Sometimes the music was a primeval stew of half notes and atonal meanderings, the Dutch band taking their feet off the pedals [sic!] to allow a unique sonic space to build up; one that was happy to work out what it wanted to do in its own time. No rush, just creating in the moment with no real need to prove anything.
A lot of Les Harry’s music is often based on monologues with musical accompaniment, rather than songs. This meant that the sounds changed markedly, according to the personality of the singer. One Harry, a bubbly character name of Sammy, wearing some freaked out fake sunglasses that one of WORM’s staff had given him, rapped on in a highly inspiring style. He kept going, encouraged by Lukas Simonis on guitar, to make an increasingly breathless soliloquy, words tumbling over Simonis’s subtle phrases and looped sounds.

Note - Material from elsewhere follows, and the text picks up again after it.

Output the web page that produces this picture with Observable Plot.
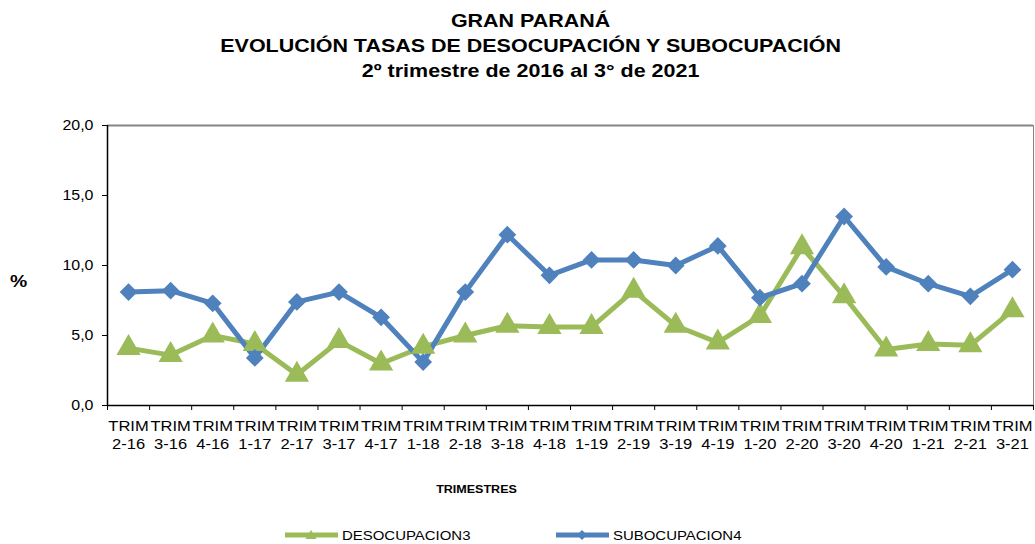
<!DOCTYPE html>
<html>
<head>
<meta charset="utf-8">
<script src="https://cdn.jsdelivr.net/npm/d3@7"></script>
<script src="https://cdn.jsdelivr.net/npm/@observablehq/plot@0.6"></script>
<style>
  body { margin: 0; background: #fff; font-family: "Liberation Sans", Arial, sans-serif; color: #000; }
  #title { height: 95px; box-sizing: border-box; padding-top: 8px; text-align: center;
           font-weight: bold; font-size: 19px; line-height: 25px; }
  #title .inner { width: 1035px; transform-origin: 532px 0; transform: translateX(15px) scaleX(1.13); }
  #chart { height: 415px; }
  #legend { position: relative; height: 34px; font-size: 13px; }
  #legend .item { position: absolute; top: 16px; display: flex; align-items: center; height: 18px; }
  #legend svg { display: block; margin-right: 4px; }
  #legend span { display: inline-block; transform-origin: 0 50%; transform: scaleX(1.15); }
</style>
</head>
<body>
<div id="title"><div class="inner">
  <div>GRAN PARANÁ</div>
  <div>EVOLUCIÓN TASAS DE DESOCUPACIÓN Y SUBOCUPACIÓN</div>
  <div>2º trimestre de 2016 al 3° de 2021</div>
</div></div>
<div id="chart"></div>
<div id="legend"></div>
<script>
const categories = ["2-16","3-16","4-16","1-17","2-17","3-17","4-17","1-18","2-18","3-18","4-18",
                    "1-19","2-19","3-19","4-19","1-20","2-20","3-20","4-20","1-21","2-21","3-21"];
const desocupacion = [4.1, 3.6, 5.0, 4.4, 2.2, 4.6, 3.0, 4.2, 5.0, 5.7, 5.6,
                      5.6, 8.2, 5.7, 4.5, 6.4, 11.3, 7.8, 4.0, 4.4, 4.3, 6.8];
const subocupacion = [8.1, 8.2, 7.3, 3.4, 7.4, 8.1, 6.3, 3.1, 8.1, 12.2, 9.3,
                      10.4, 10.4, 10.0, 11.4, 7.7, 8.7, 13.5, 9.9, 8.7, 7.8, 9.7];
const seriesNames = ["DESOCUPACION3", "SUBOCUPACION4"];
const seriesColors = ["#9BBB59", "#4F81BD"];
const yTicks = [0, 5, 10, 15, 20];
const xPrefix = "TRIM";
const yLabel = "%";
const xLabel = "TRIMESTRES";

const rows = [];
categories.forEach((c, i) => {
  rows.push({i, cat: c, serie: seriesNames[0], v: desocupacion[i]});
  rows.push({i, cat: c, serie: seriesNames[1], v: subocupacion[i]});
});
const boundaries = d3.range(categories.length + 1).map(k => k - 0.5);
const fmt = d => d.toFixed(1).replace(".", ",");

const chart = Plot.plot({
  width: 1035,
  height: 415,
  marginLeft: 107,
  marginRight: 2,
  marginTop: 30,
  marginBottom: 105,
  style: { fontFamily: '"Liberation Sans", Arial, sans-serif', color: "#000", background: "#fff", overflow: "visible" },
  x: { domain: [-0.5, categories.length - 0.5] },
  y: { domain: [0, 20] },
  color: { domain: seriesNames, range: seriesColors },
  marks: [
    Plot.ruleY([20], { stroke: "#868686", strokeWidth: 2 }),
    Plot.ruleX([categories.length - 0.5], { stroke: "#868686", strokeWidth: 1 }),
    Plot.axisY({ ticks: yTicks, tickFormat: fmt, tickSize: 5, tickPadding: 9, fontSize: 14, label: null, stroke: "#000" }),
    Plot.axisX({ ticks: boundaries, tickFormat: () => "", tickSize: 5, label: null, stroke: "#000" }),
    Plot.axisX({ ticks: d3.range(categories.length), tickFormat: k => xPrefix + "\n" + categories[k],
                 tickSize: 0, tickPadding: 13, fontSize: 14.5, lineHeight: 1.25, label: null }),
    Plot.ruleX([-0.5], { stroke: "#000", strokeWidth: 1.5 }),
    Plot.ruleY([0], { stroke: "#000", strokeWidth: 1.5 }),
    Plot.line(rows, { x: "i", y: "v", z: "serie", stroke: "serie", strokeWidth: 5 }),
    Plot.dot(rows.filter(d => d.serie === seriesNames[0]), { x: "i", y: "v", fill: "serie", symbol: "triangle", r: 9 }),
    Plot.dot(rows.filter(d => d.serie === seriesNames[1]), { x: "i", y: "v", fill: "serie", symbol: "diamond2", r: 8 }),
    Plot.text([yLabel], { frameAnchor: "left", dx: -89, dy: 16, textAnchor: "middle", fontSize: 17, fontWeight: "bold" }),
    Plot.text([xLabel], { frameAnchor: "bottom", dx: -94, dy: 87, textAnchor: "middle", fontSize: 11, fontWeight: "bold" })
  ]
});
document.getElementById("chart").appendChild(chart);

// widen glyphs horizontally like the reference rendering
chart.querySelectorAll("text").forEach(t => {
  const tr = t.getAttribute("transform");
  if (tr) {
    t.setAttribute("transform", tr + " scale(1.14,1)");
  } else {
    const x = +(t.getAttribute("x") || 0), y = +(t.getAttribute("y") || 0);
    t.removeAttribute("x"); t.removeAttribute("y");
    t.setAttribute("transform", `translate(${x},${y}) scale(1.14,1)`);
  }
});

// legend
const legend = document.getElementById("legend");
const legendX = [285, 556];
seriesNames.forEach((name, k) => {
  const item = document.createElement("div");
  item.className = "item";
  item.style.left = legendX[k] + "px";
  const marker = k === 0
    ? '<path d="M26,4 L31.5,13 L20.5,13 Z" fill="' + seriesColors[k] + '"/>'
    : '<path d="M26,4 L31,9 L26,14 L21,9 Z" fill="' + seriesColors[k] + '"/>';
  item.innerHTML = '<svg width="53" height="18"><line x1="0" x2="53" y1="9" y2="9" stroke="' + seriesColors[k] +
    '" stroke-width="5"/>' + marker + '</svg><span>' + name + '</span>';
  legend.appendChild(item);
});
</script>
</body>
</html>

The last track was the brilliant Harry’s track, ‘C’est le Voix’ (it’s the voice) given a full, loose workout; a serpentine interpretation that grew in power as it progressed. Afterwards, visibly moved and happy from the reception they’d received, the band ran around the room, meeting everyone, and drawing pictures on the blank cover of their CD. I’ve got one myself, drawn by David, which promises me the city of Jerusalem. A beautiful, remarkable night. If you ever get the chance, go and see Les Harry’s.